Iger joked that Disney’s highly profitable DVD business was probably one of the reasons why Comcast Corp. tried to buy his company. “I think we have a DVD business that makes more money than Comcast does, actually,” he added.
Chernin cited DVD sales, as well, as of the most benefit to entertainment companies.
“You talk about the next year, which, I think, is what the question was, and virtually everything else is a negative,” he said. “High-definition is a cost. Video-on-demand we don’t get paid for, so it’s a neutral. Launching new networks is a cost … We will sell $700 million of DVDs for television shows this year.”
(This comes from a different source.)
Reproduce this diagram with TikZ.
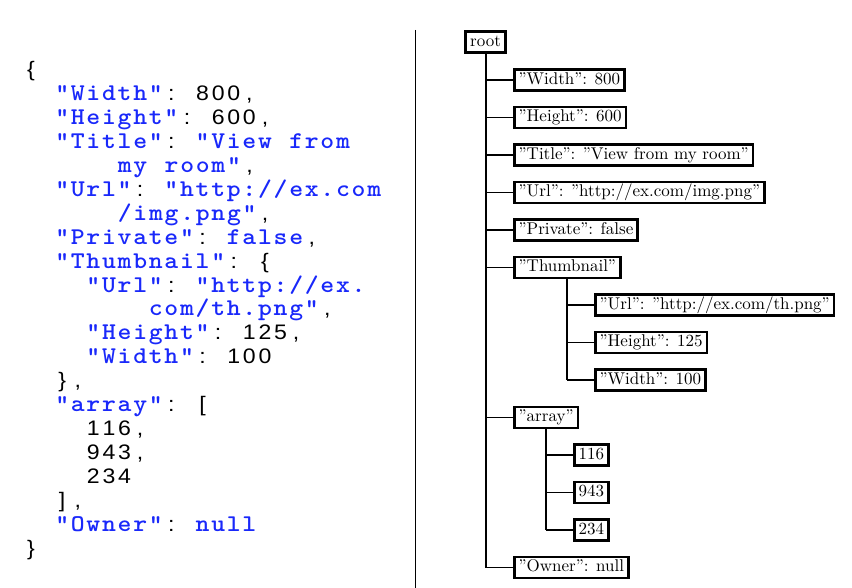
\documentclass[tikz,border=0pt]{standalone}
\usepackage{graphicx}
\usepackage{fontspec}
\newfontfamily\jsans{Liberation Sans}
\newfontfamily\jtree{lmroman10-regular}[Extension=.otf]
\definecolor{jblue}{RGB}{25,40,250}
\newlength\jpitch \setlength\jpitch{7.8pt}
\let\jmend\relax
\def\jmloop#1{\ifx#1\jmend\else\makebox[\jpitch]{\scalebox{1.1}[1]{#1}}\expandafter\jmloop\fi}
\newcommand\jm[1]{\jmloop#1\jmend}
\newcommand\K[1]{{\color{jblue}\fontsize{12}{14}\selectfont\ttfamily\bfseries\jm{#1}}}
\newcommand\B[1]{{\fontsize{10.5}{12}\selectfont\jsans\jm{#1}}}
\tikzset{
  codeline/.style={anchor=base west, inner sep=0pt, outer sep=0pt},
  tbox/.style={draw, line width=1.3pt, inner xsep=2.2pt, inner ysep=1.2pt,
    text height=6.3pt, text depth=1.9pt, anchor=west, font=\jtree\fontsize{8.5}{10}\selectfont},
  vline/.style={line width=1pt},
  hline/.style={line width=0.7pt},
}
\begin{document}
\begin{tikzpicture}[x=0.5pt, y=-0.5pt]
\useasboundingbox (0,0) rectangle (852,588);
% code listing: column k left = 23.2 + 15.6k ; line i baseline = 77 + 23.9 i
\node[codeline] (l0)  at (23.2, 77.0)  {\B{\{}};
\node[codeline] (l1)  at (54.4, 100.9) {\K{"Width"}\B{:~800,}};
\node[codeline] (l2)  at (54.4, 124.8) {\K{"Height"}\B{:~600,}};
\node[codeline] (l3)  at (54.4, 148.7) {\K{"Title"}\B{:~}\K{"View~from}};
\node[codeline] (l4)  at (117.0, 172.6) {\K{my~room"}\B{,}};
\node[codeline] (l5)  at (54.4, 196.5) {\K{"Url"}\B{:~}\K{"http://ex.com}};
\node[codeline] (l6)  at (117.0, 220.4) {\K{/img.png"}\B{,}};
\node[codeline] (l7)  at (54.4, 244.3) {\K{"Private"}\B{:~}\K{false}\B{,}};
\node[codeline] (l8)  at (54.4, 268.2) {\K{"Thumbnail"}\B{:~\{}};
\node[codeline] (l9)  at (85.6, 292.1) {\K{"Url"}\B{:~}\K{"http://ex.}};
\node[codeline] (l10) at (148.0, 316.0) {\K{com/th.png"}\B{,}};
\node[codeline] (l11) at (85.6, 339.9) {\K{"Height"}\B{:~125,}};
\node[codeline] (l12) at (85.6, 363.8) {\K{"Width"}\B{:~100}};
\node[codeline] (l13) at (54.4, 387.7) {\B{\},}};
\node[codeline] (l14) at (54.4, 411.6) {\K{"array"}\B{:~[}};
\node[codeline] (l15) at (85.6, 435.5) {\B{116,}};
\node[codeline] (l16) at (85.6, 459.4) {\B{943,}};
\node[codeline] (l17) at (85.6, 483.3) {\B{234}};
\node[codeline] (l18) at (54.4, 507.2) {\B{],}};
\node[codeline] (l19) at (54.4, 531.1) {\K{"Owner"}\B{:~}\K{null}};
\node[codeline] (l20) at (23.2, 555.0) {\B{\}}};
% separator
\coordinate (septop) at (415,30);
\coordinate (sepbot) at (415,588);
\draw[line width=0.5pt] (septop) -- (sepbot);
% tree
\node[tbox, anchor=center] (root) at (485.5,42) {root};
\node[tbox] (w)   at (513,80)    {”Width”: 800};
\node[tbox] (h)   at (513,117.5) {”Height”: 600};
\node[tbox] (t)   at (513,155)   {”Title”: ”View from my room”};
\node[tbox] (u)   at (513,192.5) {”Url”: ”http://ex.com/img.png”};
\node[tbox] (p)   at (513,230)   {”Private”: false};
\node[tbox] (th)  at (513,267.5) {”Thumbnail”};
\node[tbox] (tu)  at (594,305)   {”Url”: ”http://ex.com/th.png”};
\node[tbox] (thh) at (594,342.5) {”Height”: 125};
\node[tbox] (thw) at (594,380)   {”Width”: 100};
\node[tbox] (ar)  at (513,417.5) {”array”};
\node[tbox] (a1)  at (573,455)   {116};
\node[tbox] (a2)  at (573,492.5) {943};
\node[tbox] (a3)  at (573,530)   {234};
\node[tbox] (ow)  at (513,567.5) {”Owner”: null};
\draw[vline] (root.south) -- (root.south |- ow.west);
\draw[vline] (th.south) -- (th.south |- thw.west);
\draw[vline] (ar.south) -- (ar.south |- a3.west);
\foreach \c in {w,h,t,u,p,th,ar,ow} \draw[hline] (root.south |- \c.west) -- (\c.west);
\foreach \c in {tu,thh,thw} \draw[hline] (th.south |- \c.west) -- (\c.west);
\foreach \c in {a1,a2,a3} \draw[hline] (ar.south |- \c.west) -- (\c.west);
\end{tikzpicture}
\end{document}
The executives all agreed that DVRs and PVRs -- which News Corp.’s DirecTV Inc. direct-broadcast satellite unit is deploying -- will cannibalize viewing to their core TV networks and possibly hurt advertising. “DVRs are going to have some impact on our ad business,” Chernin said.
But to counteract that impact, he said, News Corp. expects ad rates on live programming like sports and news to grow; it will work harder to get consumers to pay it directly for products like DVDs or VOD; and it will work with ad partners to come up with nontraditional advertising options.
For example, Chernin described the commercial-free launch of the new season of Fox’s 24 last year. Ford Motor Co. sponsored the segment, with one long-form two-minute spot and product placements. That ad was the most-recalled ad Ford ever had, according to Chernin.